Jueves, 05 de Diciembre 2024
Cultura | POR MARÍA PALOMAR

De lecturas varias

Los que reciben el Premio Nobel no tienen más remedio que aparecer muy serios y muy realistas

Por: EL INFORMADOR

María Palomar.  /

María Palomar. /

Un espléndido poema de Antonio Deltoro, de ésos que se prenden a traición en la memoria, explica cómo allá en tiempos prehistóricos, “antes de las puertas/cuando el hombre acampaba a la intemperie”, fueron los perros, gracias a su “sueño intermitente”, quienes permitieron que sus aliados los humanos durmieran sin interrupción y pudieran vivir otra realidad “mejor que la vida”, que diría Emilio García Riera. A partir de ahí fue posible inventar y contar historias y luego, mucho después, escribirlas. 
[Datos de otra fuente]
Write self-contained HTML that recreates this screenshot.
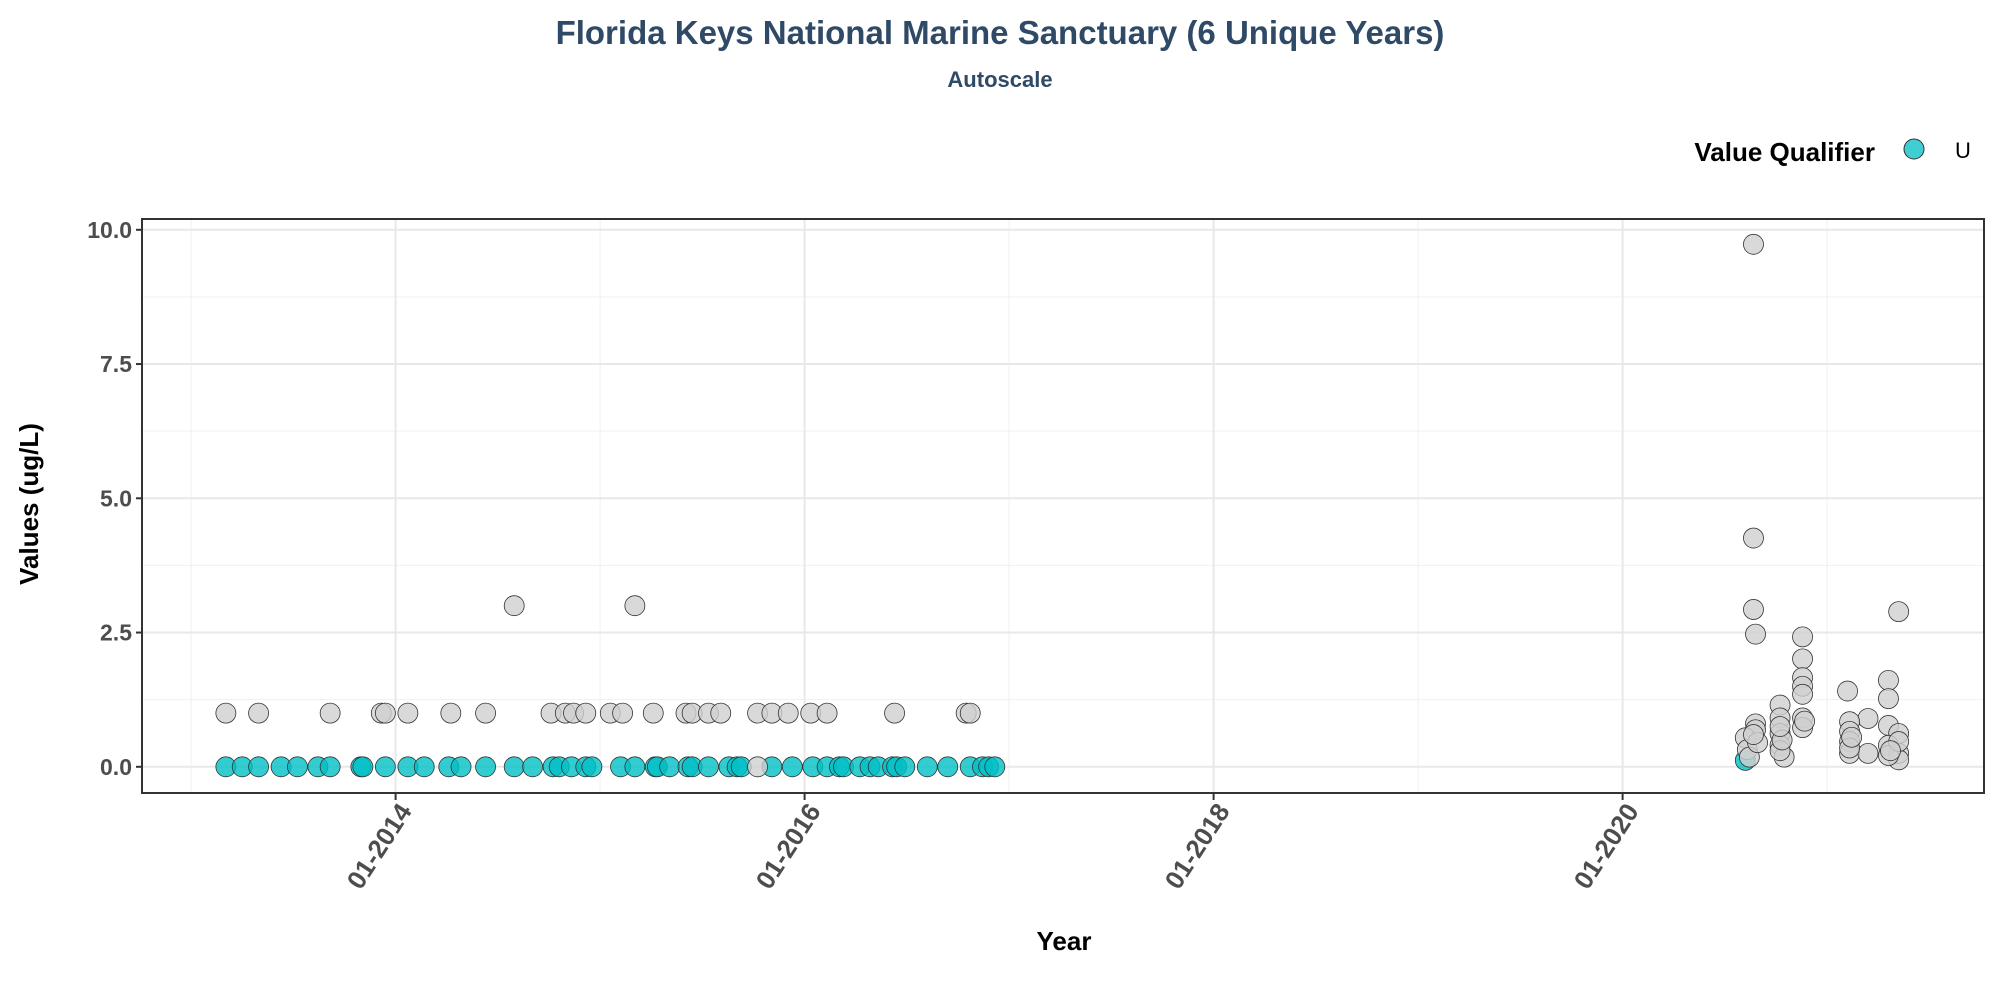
<!DOCTYPE html>
<html><head><meta charset="utf-8"><style>
body{margin:0;background:#fff;}
svg text{font-family:"Liberation Sans",sans-serif;}
</style></head><body>
<svg id="chart" width="2000" height="1000" xmlns="http://www.w3.org/2000/svg">
<text x="1000" y="44" text-anchor="middle" font-size="33" font-weight="bold" fill="#2e4a66">Florida Keys National Marine Sanctuary (6 Unique Years)</text>
<text x="1000" y="87" text-anchor="middle" font-size="22" font-weight="bold" fill="#2e4a66">Autoscale</text>
<g>
<text x="1875" y="161" text-anchor="end" font-size="26" font-weight="bold" fill="#000">Value Qualifier</text>
<circle cx="1914" cy="149" r="10" fill="#3fcfd2" stroke="#333" stroke-width="1"/>
<text x="1955" y="158" font-size="22" fill="#000">U</text>
</g>
<g id="plot"></g>
<text x="1064" y="950" text-anchor="middle" font-size="26" font-weight="bold" fill="#000">Year</text>
<text transform="translate(38,504) rotate(-90)" text-anchor="middle" font-size="26" font-weight="bold" fill="#000">Values (ug/L)</text>
</svg>
<script>
const yTicks=[0,2.5,5,7.5,10];
const yTickLabels=["0.0","2.5","5.0","7.5","10.0"];
const xTicks=[2014,2016,2018,2020];
const xTickLabels=["01-2014","01-2016","01-2018","01-2020"];
const tealYears=[2013.17,2013.25,2013.33,2013.44,2013.52,2013.62,2013.68,2013.83,2013.84,2013.95,2014.06,2014.14,2014.26,2014.32,2014.44,2014.58,2014.67,2014.77,2014.80,2014.86,2014.93,2014.96,2015.10,2015.17,2015.27,2015.28,2015.34,2015.43,2015.45,2015.53,2015.63,2015.67,2015.69,2015.84,2015.94,2016.04,2016.11,2016.17,2016.19,2016.27,2016.32,2016.36,2016.43,2016.45,2016.49,2016.60,2016.70,2016.81,2016.87,2016.90,2016.93,2020.60];
const tealValues=[0,0,0,0,0,0,0,0,0,0,0,0,0,0,0,0,0,0,0,0,0,0,0,0,0,0,0,0,0,0,0,0,0,0,0,0,0,0,0,0,0,0,0,0,0,0,0,0,0,0,0,0.12];
const grayYears=[2013.17,2013.33,2013.68,2013.93,2013.95,2014.06,2014.27,2014.44,2014.76,2014.83,2014.87,2014.93,2015.05,2015.11,2015.26,2015.42,2015.45,2015.53,2015.59,2015.77,2015.84,2015.92,2016.03,2016.11,2016.44,2016.79,2016.81,2014.58,2015.17,2015.77,
2020.64,2020.64,2020.64,2020.65,2020.88,2020.88,2020.88,2020.88,2020.88,2020.88,2020.88,2020.77,2020.77,2020.77,2020.77,2020.79,2020.65,2020.65,2020.60,2020.61,2020.62,2021.35,2021.30,2021.30,2021.10,2021.20,2021.11,2021.11,2021.11,2021.11,2021.20,2021.30,2021.35,2021.30,2021.35,2021.35,2021.30,2021.35,
2020.77,2020.78,2020.77,2020.66,2020.64,2020.89,2021.11,2021.12,2021.31];
const grayValues=[1,1,1,1,1,1,1,1,1,1,1,1,1,1,1,1,1,1,1,1,1,1,1,1,1,1,1,3,3,0,
9.73,4.26,2.93,2.47,2.42,2.01,1.66,1.50,1.35,0.91,0.73,1.15,0.91,0.62,0.40,0.18,0.80,0.69,0.54,0.32,0.18,2.89,1.61,1.27,1.41,0.90,0.84,0.66,0.47,0.25,0.25,0.77,0.62,0.40,0.25,0.13,0.21,0.47,
0.30,0.50,0.75,0.45,0.60,0.85,0.35,0.55,0.30];
const NS="http://www.w3.org/2000/svg";
const L=142,R=1984,T=219,B=793;
const xs=y=>395.6+(y-2014)*204.5;
const ys=v=>766.8-v*53.7;
const g=document.getElementById('plot');
function mk(tag,attrs,parent){const e=document.createElementNS(NS,tag);for(const k in attrs)e.setAttribute(k,attrs[k]);(parent||g).appendChild(e);return e;}
for(let v=1.25;v<10.5;v+=2.5){const e=mk('line',{x1:L,x2:R,y1:ys(v),y2:ys(v),stroke:'#f0f0f0','stroke-width':1});

}
for(let yr=2013;yr<=2021;yr+=2){const e=mk('line',{x1:xs(yr),x2:xs(yr),y1:T,y2:B,stroke:'#f0f0f0','stroke-width':1});

}
yTicks.forEach((v,i)=>{const e=mk('line',{x1:L,x2:R,y1:ys(v),y2:ys(v),stroke:'#e8e8e8','stroke-width':2});


const t=mk('line',{x1:L-6,x2:L,y1:ys(v),y2:ys(v),stroke:'#333','stroke-width':2});


const tx=mk('text',{x:L-10,y:ys(v)+8,'text-anchor':'end','font-size':23,'font-weight':'bold',fill:'#4d4d4d'});
tx.textContent=yTickLabels[i];

});
xTicks.forEach((yr,i)=>{const x=xs(yr);
const e=mk('line',{x1:x,x2:x,y1:T,y2:B,stroke:'#e8e8e8','stroke-width':2});


const t=mk('line',{x1:x,x2:x,y1:B,y2:B+7,stroke:'#333','stroke-width':2});


const tx=mk('text',{transform:`translate(${x+17},${B+18}) rotate(-57)`,'text-anchor':'end','font-size':26,'font-weight':'bold',fill:'#4d4d4d'});
tx.textContent=xTickLabels[i];

});
tealYears.forEach((yr,i)=>{const c=mk('circle',{cx:xs(yr),cy:ys(tealValues[i]),r:10,fill:'#00bfc4','fill-opacity':0.8,stroke:'#333','stroke-width':0.8});

});
grayYears.forEach((yr,i)=>{const c=mk('circle',{cx:xs(yr),cy:ys(grayValues[i]),r:10,fill:'#cfcfcf','fill-opacity':0.8,stroke:'#333','stroke-width':0.8});

});
const f=mk('rect',{x:L,y:T,width:R-L,height:B-T,fill:'none',stroke:'#333','stroke-width':2});


</script>
</body></html>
Y en diciembre de 2010 en Estocolmo un señor afirma que “la cosa más importante que me ha pasado en la vida” fue, a los cinco años, poder leer los sueños y las fantasías de otros hombres. A eso se ha dedicado desde la niñez: a prolongar en el tiempo, “mientras crecía, maduraba y envejecía, las historias que llenaron mi infancia de exaltación y de aventuras”. 

Los que reciben el Premio Nobel no tienen más remedio que aparecer muy serios y muy realistas. Sobre todo el que habla ex officio a nombre de la tribu, el de literatura; en este caso Mario Vargas Llosa. Como los de la Academia Sueca parecen últimamente haber entrado en razón y estar dispuestos a oír cosas que antes les parecían políticamente incorrectas, aprovechó para espetarles unos cuantos verdadazos:  “Si para que la literatura florezca en una sociedad fuera requisito alcanzar primero la alta cultura, la libertad, la prosperidad y la justicia, ella no hubiera existido nunca. Por el contrario, gracias a la literatura, a las conciencias que formó, a los deseos y anhelos que inspiró, al desencanto de lo real con que volvemos del viaje a una bella fantasía, la civilización es ahora menos cruel que cuando los contadores de cuentos comenzaron a humanizar la vida con sus fábulas. Seríamos peores de lo que somos sin los buenos libros que leímos; más conformistas, menos inquietos e insumisos, y el espíritu crítico, motor del progreso, ni siquiera existiría”.

Vargas Llosa, que como no tiene complejos no siente la urgencia de hacer aspavientos como ponerse guayabera en Suecia a menos 10 grados centígrados, lo que hizo fue un discurso precioso e impecable, redactado con todas las reglas del arte por alguien que se sabe ante la gran oportunidad de su vida para decir lo que quiere y como quiere, y que con suerte lo oigan hasta quienes no leen.

Sin embargo, y como no todo ha de ser en este mundo tan simplón e ingenuo como “wikileaks”, habrá quienes —lectores avezados, miembros del clan— hayan entendido a medias palabras cómo el viejo señor elegantísimo de frac confiesa que, a fin de cuentas, sigue siendo aquel niño que quiere que los cuentos acaben como deberían acabar, y por eso los reescribe cada vez, y que admite también que los sueños pueden cumplirse: que, tal como creía desde chico, ir a París “y respirar el aire que respiraron Balzac, Stendhal, Baudelaire, Proust” podría hacerlo convertirse exactamente en lo que su horrendo papá le había prohibido ser: en escritor.